Answer. ‘Whatson’ was my first go at building a cognitive system in my basement, a Q&A system for literature, using open source code, open access articles, open web knowledge, and public domain content. It went through two iterations, sketching out architecture in broad strokes, and documenting deep dives into key code pieces. My third ‘Wilson’ iteration was already in progress when I took a strategic turn this January. You see, the main point of Whatson was personal research into the depths of cognitive computing. Having covered some of those bases, my next iteration became clear. I had to pick a smaller project with a sharper focus. Lila is that project. Lila is a cognitive computing project, designed to extend reading, thinking and writing capabilities. I will be proceeding with Lila much like I did with Whatson, only the focus will be sharper, and, I believe, more interesting. Lots of cognitive stuff coming down the pipe. I hope you join me.

I have received inquires about the disappearance of Whatson. If you would like a copy of that material, here is a PDF of my Physika blog — the Whatson posts are in the 2014 entries toward the end. The code samples are also still online at Github Gist. I’m happy to answer any questions you have about Whatson or Lila.

Best to you.

Lila Slipstream II: Extend reading capabilities by processing content into slips

Lila is a cognitive computing system that extends writing capabilities. It also extends reading capabilities.

slipstream2

  1. In a previous post I outlined how an author uses existing writing software to generate “slips” of content. A slip is the unit of text for the Lila cognitive system. The slip has just a few required properties: a subject line, a bit of content, and suggestions for tags and categories. The author generates many slips, hence a “slipstream.” In this post, I show part two of the slipstream for other kinds of content.
  2. In the writing process, an author collects and curates related content generated by dialog with other people, e.g., email and blog commments, or written by other people, e.g., articles and books. This content is usually filtered and managed by the author, but the volume piles up well beyond the author’s ability to read. (Notice the icon in the lower right of item two looks like both a book and a scanner. It is assumed that all content will be digital text.)
  3. Existing technologies such as Google Alerts allow authors to monitor the web for undiscovered but related content generated by anyone in the world. This content abides on the open web, growing daily. The volume easily exceeds an author’s ability to curate let alone read. A Lila curation process will be described later.
  4. The second part of the Lila slipstream is a process that will automatically convert the curated and undiscovered content into slips. The common slip unit format will enable Lila to generate visualizations of the content, enabling the author to read and analyze a high volume of content. The visualization tool will be described later.

Lila Slipstream. Content is written naturally using existing digital writing software.

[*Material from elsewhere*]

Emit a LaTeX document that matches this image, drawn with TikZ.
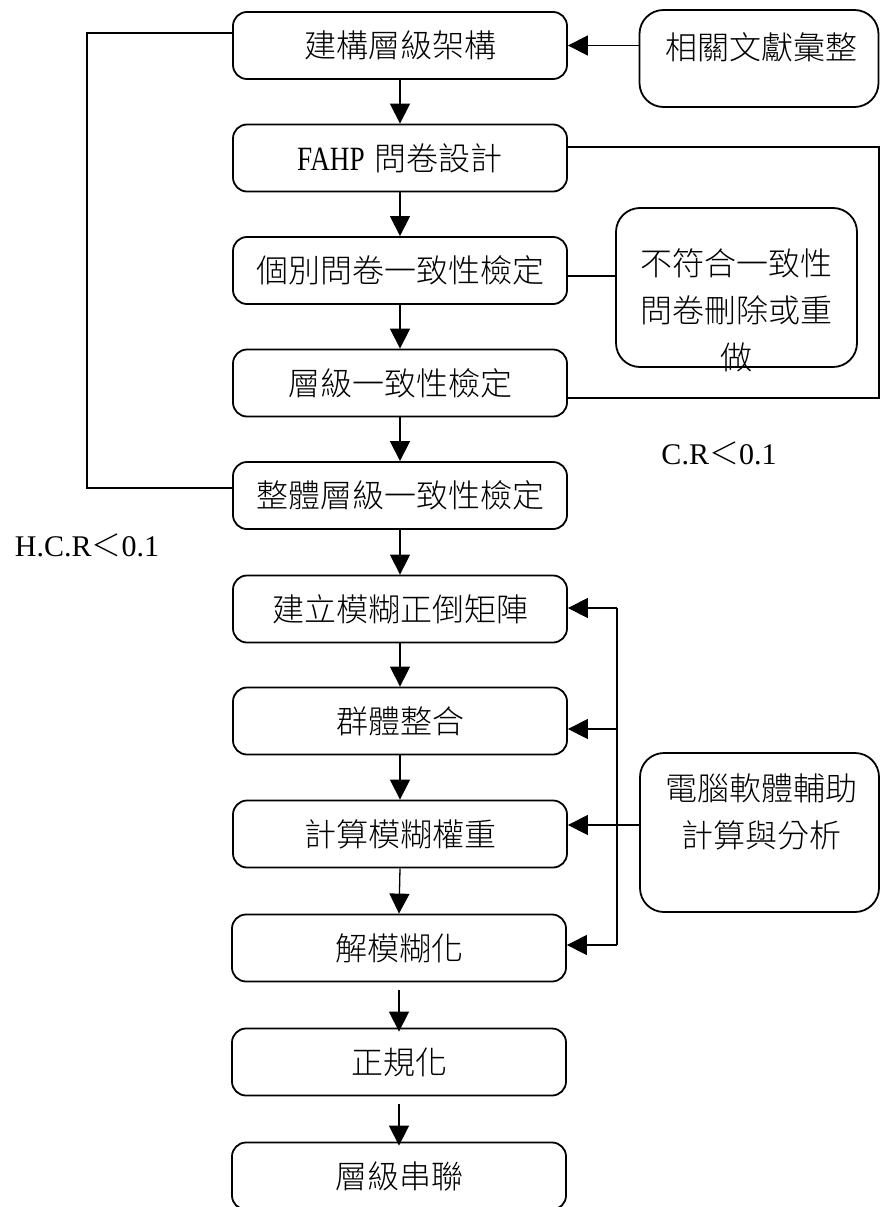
\documentclass[tikz,border=0pt]{standalone}
\usepackage{fontspec}
\setmainfont{Liberation Serif}
\IfFontExistsTF{Noto Sans CJK TC Light}{\newfontfamily\cjk{Noto Sans CJK TC Light}}{\newfontfamily\cjk{Noto Sans CJK TC}}
\newfontfamily\lat{Liberation Serif}
\newfontfamily\latn[FakeStretch=0.8]{Liberation Serif}
\usetikzlibrary{arrows.meta}
\begin{document}
\begin{tikzpicture}[x=1pt,y=-1pt,
  box/.style={draw, line width=1.8pt, rounded corners=14pt, minimum width=334pt,
    minimum height=67pt, inner sep=0pt, font=\cjk\fontsize{32}{38}\selectfont},
  sidebox/.style={draw, line width=1.8pt, rounded corners=24pt, inner sep=0pt},
  txt/.style={font=\cjk\fontsize{32}{47}\selectfont, align=center, inner sep=0pt},
  lbl/.style={font=\lat\fontsize{30}{36}\selectfont, inner sep=0pt},
  conn/.style={line width=1.3pt},
  arr/.style={conn, -{Triangle[length=20pt,width=20pt]}}]
\useasboundingbox (0,0) rectangle (881,1207);

% main column
\node[box] (b1) at (400,45.5) {建構層級架構};
\node[box] (b2) at (400,158) {{\latn\fontsize{34}{38}\selectfont FAHP}\hspace{10pt}問卷設計};
\node[box] (b3) at (400,270.5) {個別問卷一致性檢定};
\node[box] (b4) at (400,383) {層級一致性檢定};
\node[box] (b5) at (400,495.5) {整體層級一致性檢定};
\node[box] (b6) at (400,609) {建立模糊正倒矩陣};
\node[box] (b7) at (400,721) {群體整合};
\node[box] (b8) at (400,834) {計算模糊權重};
\node[box] (b9) at (399,948) {解模糊化};
\node[box] (b10) at (399,1062) {正規化};
\node[box] (b11) at (399,1176) {層級串聯};

% side boxes
\node[sidebox, minimum width=239pt, minimum height=97pt] (lit) at (759,58.5) {};
\node[txt] (litT) at (761,47) {相關文獻彙整};
\node[sidebox, minimum width=241pt, minimum height=159pt] (bad) at (736.5,287.5) {};
\node[txt] (badT) at (736,310) {不符合一致性\\問卷刪除或重\\做};
\node[sidebox, minimum width=239pt, minimum height=159pt] (comp) at (759.5,832.5) {};
\node[txt] (compT) at (761,811.5) {電腦軟體輔助\\計算與分析};

% labels
\node[lbl] (cr) at (719,453) {C.R{\cjk\fontsize{30}{36}\selectfont ＜}0.1};
\node[lbl] (hcr) at (87,545) {H.C.R{\cjk\fontsize{30}{36}\selectfont ＜}0.1};

% main arrows
\draw[arr] (b1.south) -- (b2.north);
\draw[arr] (b2.south) -- (b3.north);
\draw[arr] (b3.south) -- (b4.north);
\draw[arr] (b4.south) -- (b5.north);
\draw[arr] (b5.south) -- (b6.north);
\draw[arr] (b6.south) -- (b7.north);
\draw[arr] (b7.south) -- (b8.north);
\draw[arr] (b8.south) -- (b9.north);
\draw[arr, shorten <=8pt, shorten >=-4pt] (b9.south) -- (b10.north);
\draw[arr, shorten <=8pt, shorten >=-4pt] (b10.south) -- (b11.north);

% literature arrow
\draw[arr] (lit.west |- b1.east) -- (b1.east);

% left loop
\draw[conn] ([yshift=12.5pt]b1.west) -- ++(-145,0) |- ([yshift=7.5pt]b5.west);

% right loop
\draw[conn] ([yshift=11pt]b2.east) -- ++(311,0) |- ([yshift=-15pt]b4.east);

% link to inconsistent box
\coordinate (c3) at ([yshift=-5.5pt]b3.east);
\draw[conn] (c3) -- (c3 -| bad.west);

% computer feedback
\coordinate (f6) at (617,608);
\coordinate (f7) at (617,729);
\coordinate (f9) at (617,945);
\coordinate (f8) at ([yshift=7.5pt]comp.west);
\draw[conn] (f6) -- (f9);
\draw[arr] (f6) -- (f6 -| b6.east);
\draw[arr] (f7) -- (f7 -| b7.east);
\draw[arr] (f9) -- (f9 -| b9.east);
\draw[arr] (f8) -- (f8 -| b8.east);
\end{tikzpicture}
\end{document}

The Lila cognitive writing process begins with four steps:

slipstream

  1. Content is written naturally using existing digital writing software, on a mobile app, a laptop, or other device. This is a good time to emphasize that Lila is not just another writing studio, e.g., MS Word, Scrivener. It is a cognitive solution to extend reading, thinking and writing capabilities. There is much to follow.
  2. Content needs to be converted to a standard “slip” format. The slip format requirements are minimal: a subject line, content, and markup for suggested categories and tags. Various writing tools could easily export to this format.
  3. A “stream” of slips will be generated over time, hence the term, “slipstream.” This slipstream involves creating and collecting slips into a repository. Existing technologies like Evernote and Google Drive can be used to collect content into a repository. Lila adds to that. Natural language processing will be performed upon the content in the repository; this processing will be described later.
  4. A graphical user interface is used to visualize the content in an organized way. A default view can be generated at an early stage using the categories suggested by the writer. Analytics will performed to generate other views; this processing will be described later.